17 October 2007
Travelling to Rome, after a quick detour to Pisa, to see the famous leaning thingee. We had to get a bus to it, and it does lean fairly dramatically (the thingee, not the bus - though that was pretty rough as well). I wouldn’t trust getting on it, though people were climbing to the top quite happily. The cathedral it’s alongside is also leaning a bit, I think, though Celia wasn’t convinced.
Pisa was very hot, and it’s got hotter since. We’re travelling down the coast some of the time, though at present we’ve lost sight of it. It’s nice to be near some sea again.
My post about yesterday’s sightseeing was a bit short, and during the early hours I was thinking what else I should say, but, as though things do, they’ve now dissipated. I meant to explain what a double recorder was: seemingly it’s something you can blow two notes on at once, as it not only has two mouthpieces (very close together) but also the note holes are separated into two halves. Be interesting to have a go on. There were richly endowed early keyboards, one with some thousand jewels embedded into its surface. The serpent I spoke of yesterday is a serpent-shaped horn, seldom used in orchestras or bands these days, but reasonably popular in its brief heyday. There were some other pseudo-serpents: instruments that looked playable but were probably just for use in a theatre performance. One violin had an absolute encrustation of carving on its underside; would have been quite uncomfortable to hold, I think. It was sitting alongside a Stradivarius, that doyen of violins. There was an upright piano - literally. The keyboard was still in the same position as usual, but the strings were vertical, as they are in modern uprights. However, the difference was that these strings were arranged in the way a grand’s strings are.
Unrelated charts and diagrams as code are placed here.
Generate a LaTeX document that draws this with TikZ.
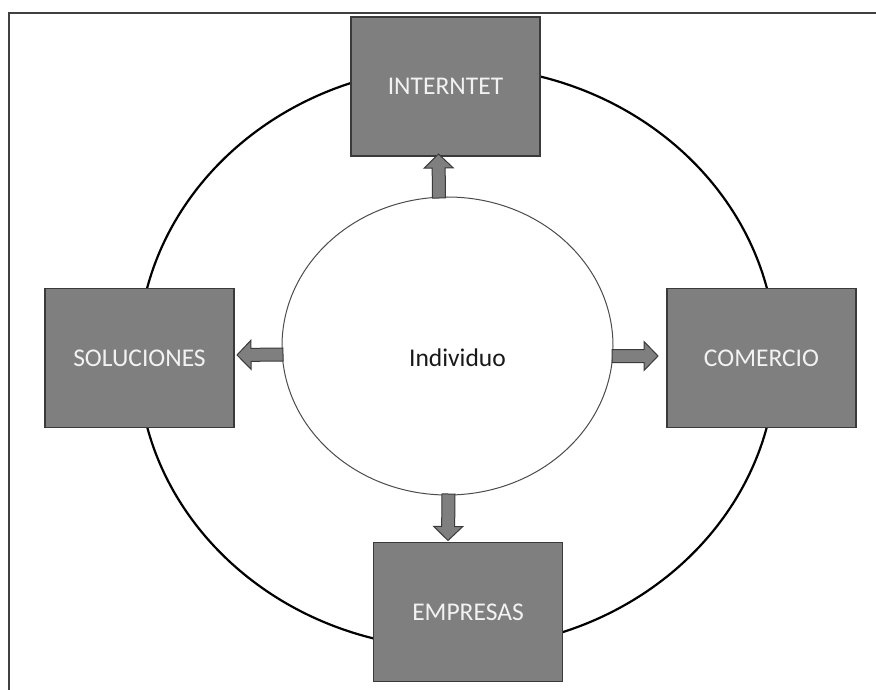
\documentclass[tikz,border=0pt]{standalone}
\usepackage{fontspec}
\setmainfont{Carlito}
\usetikzlibrary{shapes.geometric,calc}
\definecolor{boxgray}{HTML}{7F7F7F}
\definecolor{edgegray}{HTML}{3A3A3A}
\definecolor{txtlight}{HTML}{F2F2F2}
\newcommand{\arrbw}{6.5pt}
\newcommand{\arrhw}{14.5pt}
\newcommand{\arrhl}{14pt}
\begin{document}
\begin{tikzpicture}[x=1pt,y=-1pt,
  box/.style={draw=edgegray, line width=1.3pt, fill=boxgray, minimum width=189pt, minimum height=139pt,
    inner sep=0pt, outer sep=0pt, text=txtlight, font=\fontsize{25.5}{30}\selectfont},
  ring/.style={draw=black, line width=2.2pt, ellipse, minimum width=638pt, minimum height=582pt,
    inner sep=0pt, outer sep=0pt},
  core/.style={draw=black!70, line width=1pt, fill=white, ellipse, minimum width=331pt, minimum height=298pt,
    inner sep=0pt, outer sep=0pt},
  lbl/.style={text=black!90, font=\fontsize{25.5}{30}\selectfont, inner sep=0pt},
  frameline/.style={draw=black!75, line width=2pt},
  blockarrow/.style={draw=edgegray, fill=boxgray, line width=1pt, line join=miter,
    to path={
      ($(\tikztostart)!\arrbw!90:(\tikztotarget)$)
      -- ($($(\tikztotarget)!\arrhl!(\tikztostart)$)!\arrbw!-90:(\tikztostart)$)
      -- ($($(\tikztotarget)!\arrhl!(\tikztostart)$)!\arrhw!-90:(\tikztostart)$)
      -- (\tikztotarget)
      -- ($($(\tikztotarget)!\arrhl!(\tikztostart)$)!\arrhw!90:(\tikztostart)$)
      -- ($($(\tikztotarget)!\arrhl!(\tikztostart)$)!\arrbw!90:(\tikztostart)$)
      -- ($(\tikztostart)!\arrbw!-90:(\tikztotarget)$) -- cycle}}]
  \useasboundingbox (0,0) rectangle (876,690);
  % frame (top and left edges only)
  \coordinate (fbl) at (9,691);
  \coordinate (ftl) at (9,13.5);
  \coordinate (ftr) at (877,13.5);
  \draw[frameline] (fbl) -- (ftl) -- (ftr);
  % outer ring
  \node[ring] (ring) at (457,357.5) {};
  % boxes
  \node[box] (inet) at (445.5,86.5) {INTERNTET};
  \node[box] (sol) at (139.5,358) {SOLUCIONES};
  \node[box] (com) at (761.5,358) {COMERCIO};
  \node[box] (emp) at (468,612) {EMPRESAS};
  % centre ellipse
  \node[core] (ind) at (447.5,346) {};
  \node[lbl] (indl) at (457.5,358) {Individuo};
  % block arrows
  \draw[blockarrow] ($(ind.north)+(-8.5,1)$) to ($(inet.south)+(-7,-2)$);
  \draw[blockarrow] ($(ind.west)+(1,8.5)$) to ($(sol.east)+(3,-3)$);
  \draw[blockarrow] ($(ind.east)+(-1,10)$) to ($(com.west)+(-9,-2)$);
  \draw[blockarrow] ($(ind.south)+(1,-1)$) to ($(emp.north)+(-20,-2)$);
\end{tikzpicture}
\end{document}
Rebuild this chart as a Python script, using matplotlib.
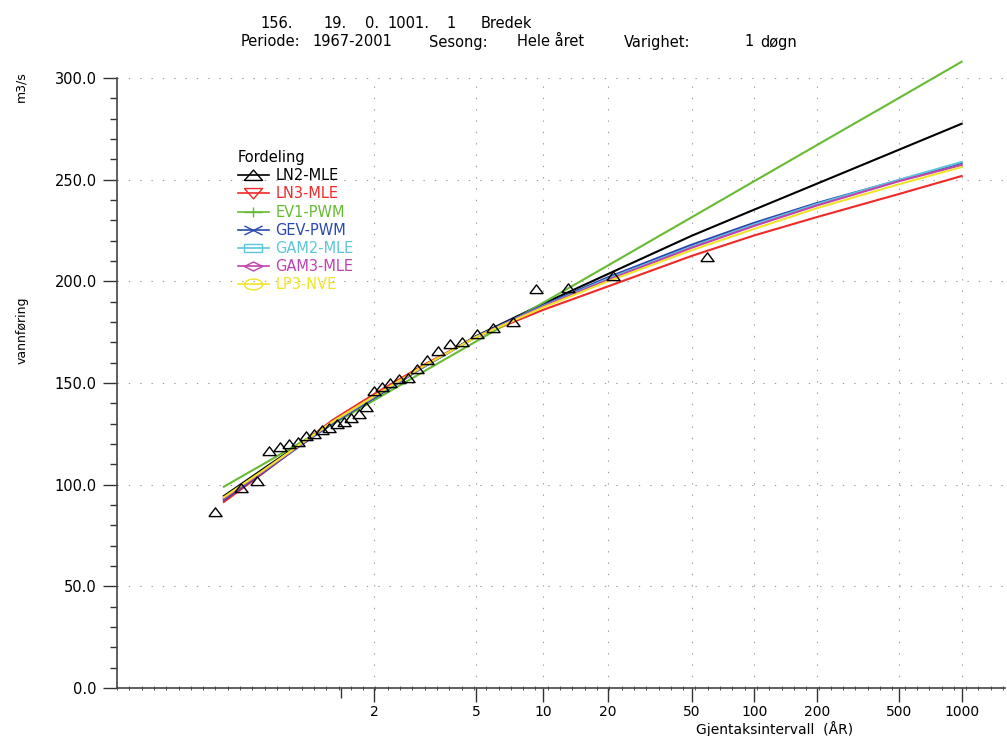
import numpy as np
import matplotlib
matplotlib.use("Agg")
import matplotlib.pyplot as plt
from matplotlib.lines import Line2D
from matplotlib.path import Path

# observerte flommer (gjentaksintervall, vannføring)
obs_T = [59.14, 21.23, 12.94, 9.303, 7.263, 5.957, 5.049, 4.381, 3.869, 3.464,
         3.136, 2.865, 2.637, 2.442, 2.275, 2.129, 2.000, 1.886, 1.784, 1.693,
         1.611, 1.536, 1.468, 1.406, 1.349, 1.296, 1.247, 1.202, 1.160, 1.120,
         1.084, 1.049, 1.017]
obs_Q = [212.0, 202.5, 196.5, 196.0, 180.0, 177.0, 174.0, 170.0, 169.0, 165.5,
         161.5, 157.0, 152.5, 152.0, 150.0, 148.0, 146.0, 138.0, 135.0, 133.0,
         131.0, 130.0, 128.0, 127.0, 125.0, 124.0, 121.0, 120.0, 118.7, 116.7,
         102.0, 98.3, 86.5]

# tilpassede fordelinger
curve_T = [1.0256, 1.1, 1.25, 1.5, 2, 3, 5, 10, 20, 50, 100, 200, 500, 1000]
ln2 = [94.4, 107.5, 119.5, 130.8, 143.0, 157.5, 173.0, 189.0, 203.6, 222.4, 235.3, 248.0, 264.8, 277.5]
ln3 = [91.5, 105.5, 119.0, 131.8, 144.5, 158.5, 172.5, 186.0, 197.5, 212.5, 222.6, 231.6, 243.0, 251.8]
ev1 = [99.0, 109.9, 120.1, 129.8, 141.5, 155.2, 170.4, 189.5, 207.8, 231.5, 249.3, 267.0, 290.3, 308.0]
gev = [92.5, 105.8, 118.5, 130.2, 142.5, 157.5, 172.8, 188.3, 202.0, 218.0, 228.8, 238.5, 249.8, 258.2]
gam2 = [93.5, 106.5, 119.0, 130.8, 143.2, 157.5, 172.6, 187.8, 201.3, 217.0, 228.0, 238.0, 250.0, 258.7]
gam3 = [93.2, 106.3, 118.9, 130.9, 143.4, 157.7, 172.6, 187.6, 200.8, 216.5, 227.3, 237.3, 249.3, 257.2]
lp3 = [93.8, 106.8, 119.2, 131.0, 143.5, 158.0, 172.5, 187.2, 200.0, 215.3, 225.8, 236.0, 247.8, 256.2]

names = ["LN2-MLE", "LN3-MLE", "EV1-PWM", "GEV-PWM", "GAM2-MLE", "GAM3-MLE", "LP3-NVE"]
series = [ln2, ln3, ev1, gev, gam2, gam3, lp3]
colors = ["#000000", "#f02828", "#66bb33", "#2a48b0", "#5cc6da", "#c042b0", "#f0e428"]

x_ticks = [2, 5, 10, 20, 50, 100, 200, 500, 1000]


# Gumbel-papir
def fwd(t):
    t = np.asarray(t, dtype=float)
    with np.errstate(all="ignore"):
        return -np.log(-np.log(1.0 - 1.0 / t))


def inv(y):
    y = np.asarray(y, dtype=float)
    return 1.0 / (1.0 - np.exp(-np.exp(-y)))


tri_up = [(-1, -0.62), (1, -0.62), (0, 0.7), (-1, -0.62)]
tri_dn = [(-1, 0.55), (1, 0.55), (0, -0.6), (-1, 0.55)]
plus = Path([(-1, 0), (1, 0), (0, -0.6), (0, 0.6)],
            [Path.MOVETO, Path.LINETO, Path.MOVETO, Path.LINETO])
cross = Path([(-1, -0.5), (1, 0.5), (-1, 0.5), (1, -0.5)],
             [Path.MOVETO, Path.LINETO, Path.MOVETO, Path.LINETO])
rect = [(-1, -0.4), (1, -0.4), (1, 0.4), (-1, 0.4), (-1, -0.4)]
diamond = [(-1, 0), (0, 0.5), (1, 0), (0, -0.5), (-1, 0)]
tt = np.linspace(0, 2 * np.pi, 25)
ellipse = list(zip(np.cos(tt), 0.6 * np.sin(tt)))
markers = [[(-1, -0.55), (1, -0.55), (0, 0.6), (-1, -0.55)], tri_dn, plus, cross, rect, diamond, ellipse]

W, H = 1007, 736
fig = plt.figure(figsize=(W / 100, H / 100), dpi=100)
ax = fig.add_axes([117 / W, 1 - 688 / H, (1005 - 117) / W, (688 - 78) / H])
ax.set_xscale("function", functions=(fwd, inv))

for s, c in zip(series, colors):
    ax.plot(curve_T, s, color=c, lw=1.5, clip_on=False)

ax.plot(obs_T, obs_Q, linestyle="None", marker=tri_up, ms=9.5,
        mfc="none", mec="black", mew=1.0, clip_on=False)

ax.set_xlim(inv(-2.495), inv(7.39))
ax.set_ylim(0, 300)

ax.set_xticks([inv(0.0)] + x_ticks)
ax.set_xticklabels([""] + [str(v) for v in x_ticks])
ax.set_xticks(inv(np.arange(-2.495, 7.39, 0.137)), minor=True)
ax.set_yticks(np.arange(0, 301, 50))
ax.set_yticklabels(["%.1f" % v for v in np.arange(0, 301, 50)])
ax.set_yticks(np.arange(0, 301, 10), minor=True)

ax.tick_params(axis="both", which="major", direction="out", length=10,
               width=1.0, color="#333333", labelsize=10.5)
ax.tick_params(axis="x", which="major", pad=2.5, labelsize=10)
ax.tick_params(axis="y", which="major", pad=4.5)
ax.tick_params(axis="y", which="minor", direction="out", length=5, width=1.0, color="#333333")
ax.tick_params(axis="x", which="minor", direction="inout", length=3, width=0.7, color="#555555")

ax.grid(True, which="major", color="#999999", linestyle=(0, (1.2, 9)), lw=0.8)
t0 = ax.xaxis.get_major_ticks()[0]
t0.tick1line.set_markersize(7)
t0.gridline.set_visible(False)

for side in ["top", "right"]:
    ax.spines[side].set_visible(False)
for side in ["left", "bottom"]:
    ax.spines[side].set_color("#444444")
    ax.spines[side].set_linewidth(1.2)

handles = [Line2D([], [], color=c, lw=1.2, marker=m, ms=13, mfc="none", mec=c, mew=1.0)
           for c, m in zip(colors, markers)]
ax.legend(handles, names, title="Fordeling", loc="upper left",
          bbox_to_anchor=(238 / W, 1 - 150 / H), bbox_transform=fig.transFigure,
          frameon=False, fontsize=10.5, title_fontsize=10.5, alignment="left",
          labelcolor="linecolor", handlelength=2.1, handletextpad=0.45,
          labelspacing=0.22, borderpad=0, borderaxespad=0)

# overskrift
line1 = [("156.", 260), ("19.", 323), ("0.", 365), ("1001.", 387), ("1", 446), ("Bredek", 481)]
line2 = [("Periode:", 241), ("1967-2001", 312), ("Sesong:", 429), ("Hele året", 517),
         ("Varighet:", 624), ("1", 744), ("døgn", 760)]
for txt, px in line1:
    fig.text(px / W, 1 - 24 / H, txt, ha="left", va="center", fontsize=10.5)
for txt, px in line2:
    fig.text(px / W, 1 - 42 / H, txt, ha="left", va="center", fontsize=10.5)

fig.text(21 / W, 1 - 87 / H, "m3/s", rotation=90, ha="center", va="center", fontsize=9)
fig.text(22 / W, 1 - 330 / H, "vannføring", rotation=90, ha="center", va="center", fontsize=9)
fig.text(775 / W, 1 - 729 / H, "Gjentaksintervall  (ÅR)", ha="center", va="center", fontsize=10)

fig.savefig("out.png", dpi=100)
The Palazzo Vecchio, apart from what I said about it yesterday, has room after room upstairs with decorated ceilings. I don’t mean a pattern painted on, but umpteen paintings, some mythic, some religious. The artists must have worked years on the place. It also has many wonderful craft works on display: items that are for practical use but have been adorned by men (perhaps women) with an artistic nature, and the results are just wonderful. Superbly fine carving in bone with details so minute you wonder how they managed to avoid damaging the work. It was the same with Michaelangelo’s David: one misstep in the making, and this enormous work would have had to have been abandoned. The actual statue is twice human size, I’d gauge, and it stands on a plinth that’s about human size again. So it towers above you. You can’t see some of the detail, but we were looking at a book after we’d viewed the statue, and the eyes are done in such a way that they appear to be looking at something. They’re not just blank, in other words. The strap of his sling is pitted, as though it was some material. The details of the limbs are extraordinary (though of course Michaelangelo wasn’t the only master of such details); but there is a sense of human flesh under the skin, and there are even veins showing in places.
We also saw statues by Benvenuto Cellini yesterday - he was virtually Michaelangelo’s equal in his ability to work with stone, and various other wonderful artists whose names didn’t mean so much to me.